Die NOK hat der HSK bis Ende 2005 eine systematische Auswertung aller in den letzten zehn Jahren durchgeführten Notfallübungen vorzulegen. Diese Auswertung soll folgende Informationen enthalten: Ziele der Übungen, Kriterien der Beurteilung, Beurteilung pro Übung, Gesamtbeurteilung und Empfehlungen im Hinblick auf künftige Notfallübungen sowie realisierte Verbesserungsmassnahmen.

3.13

Die Auflagen der Sektion Kernenergie betreffend die Sicherung sind gemäss Stellungnahme vom 9. September 2004 zu erfüllen.

4.

Die Bewilligungsgebühr von 50 000 Franken wird der Gesuchstellerin auferlegt. Sie ist innert 60 Tagen seit der Eröffnung des Entscheides zu bezahlen.

5.

Das Verfügungsdispositiv wird im Bundesblatt veröffentlicht.

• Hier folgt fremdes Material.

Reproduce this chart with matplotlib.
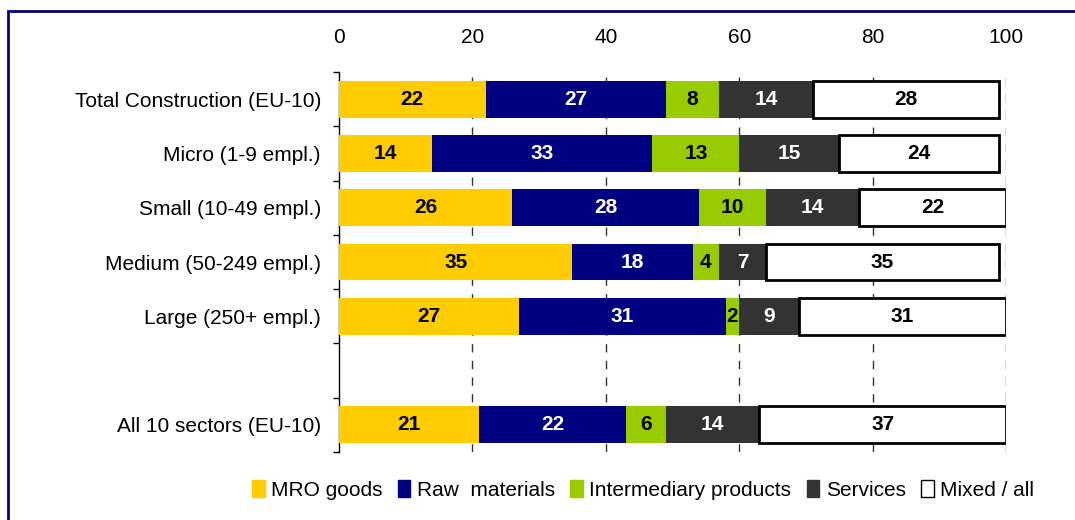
import matplotlib.pyplot as plt
import numpy as np
from matplotlib.patches import Rectangle

plt.rcParams['font.family'] = ['Liberation Sans', 'DejaVu Sans']

categories = ["Total Construction (EU-10)", "Micro (1-9 empl.)", "Small (10-49 empl.)",
              "Medium (50-249 empl.)", "Large (250+ empl.)", "", "All 10 sectors (EU-10)"]
series_names = ["MRO goods", "Raw  materials", "Intermediary products", "Services", "Mixed / all"]
mro = [22, 14, 26, 35, 27, None, 21]
raw = [27, 33, 28, 18, 31, None, 22]
intermediary = [8, 13, 10, 4, 2, None, 6]
services = [14, 15, 14, 7, 9, None, 14]
mixed = [28, 24, 22, 35, 31, None, 37]
xticks = [0, 20, 40, 60, 80, 100]

colors = ["#FFCC00", "#000080", "#99CC00", "#333333", "#FFFFFF"]
text_colors = ["black", "white", "black", "white", "black"]

fig = plt.figure(figsize=(10.75, 5.2), dpi=100)
ax = fig.add_axes([339 / 1075, 1 - 452 / 520, 667 / 1075, 380 / 520])

ypos = np.arange(len(categories))
filled = [i for i, c in enumerate(categories) if c]
left = np.zeros(len(categories))
handles = []
for vals, name, col, tcol in zip([mro, raw, intermediary, services, mixed],
                                 series_names, colors, text_colors):
    v = np.array([0 if x is None else x for x in vals], dtype=float)
    white = col == "#FFFFFF"
    bars = ax.barh(ypos[filled], v[filled], left=left[filled], height=0.68, color=col,
                   edgecolor="black" if white else col, linewidth=2 if white else 0,
                   zorder=3)
    for i in filled:
        ax.text(left[i] + v[i] / 2, ypos[i], str(vals[i]), ha="center", va="center",
                color=tcol, fontsize=15, fontweight="bold", zorder=4)
    left += v
    handles.append(bars)

ax.set_xlim(0, 100)
ax.set_ylim(6.5, -0.5)
ax.xaxis.tick_top()
ax.set_xticks(xticks)
ax.tick_params(axis="x", length=0, pad=18, labelsize=15)
ax.set_yticks(ypos)
ax.set_yticklabels(categories)
ax.tick_params(axis="y", which="major", length=0, pad=13, labelsize=15)
ax.set_yticks(np.arange(-0.5, 7, 1), minor=True)
ax.tick_params(axis="y", which="minor", length=4, width=1, direction="out")

for x in xticks[1:]:
    ax.axvline(x, color="#333333", linewidth=1, linestyle=(0, (6, 6)), zorder=1)

for s in ["top", "right", "bottom"]:
    ax.spines[s].set_visible(False)
ax.spines["left"].set_linewidth(1)

leg = fig.legend(handles, series_names, loc="center", bbox_to_anchor=(643 / 1075, 1 - 490 / 520),
                 ncol=5, frameon=False, handlelength=0.6, handleheight=0.9,
                 handletextpad=0.3, columnspacing=0.75, fontsize=15)
for h in leg.legend_handles:
    h.set_linewidth(1)

# dark blue frame around the chart area
fig.patches.append(Rectangle((7.5 / 1075, -0.1), 1.2, 1 - 10.5 / 520 + 0.1,
                             transform=fig.transFigure, fill=False,
                             edgecolor="#000080", linewidth=2))

fig.savefig("out.png", dpi=100)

Der vollständige Entscheid wird bei der Gemeindeverwaltung Döttingen, bei der Staatskanzlei des Kantons Aargau und beim Bundesamt für Energie in Ittigen, Bern, während 30 Tagen öffentlich aufgelegt.

3. Dezember 2004

Im Namen des Schweizerischen Bundesrates Der Bundespräsident: Joseph Deiss Die Bundeskanzlerin: Annemarie Huber-Hotz

Der vollständige Entscheid wird zur Einsichtnahme bei den erwähnten Stellen gemäss Ziffer 5 der Verfügung, vom 21. Dezember 2004 bis 31. Januar 2005 öffentlich aufgelegt.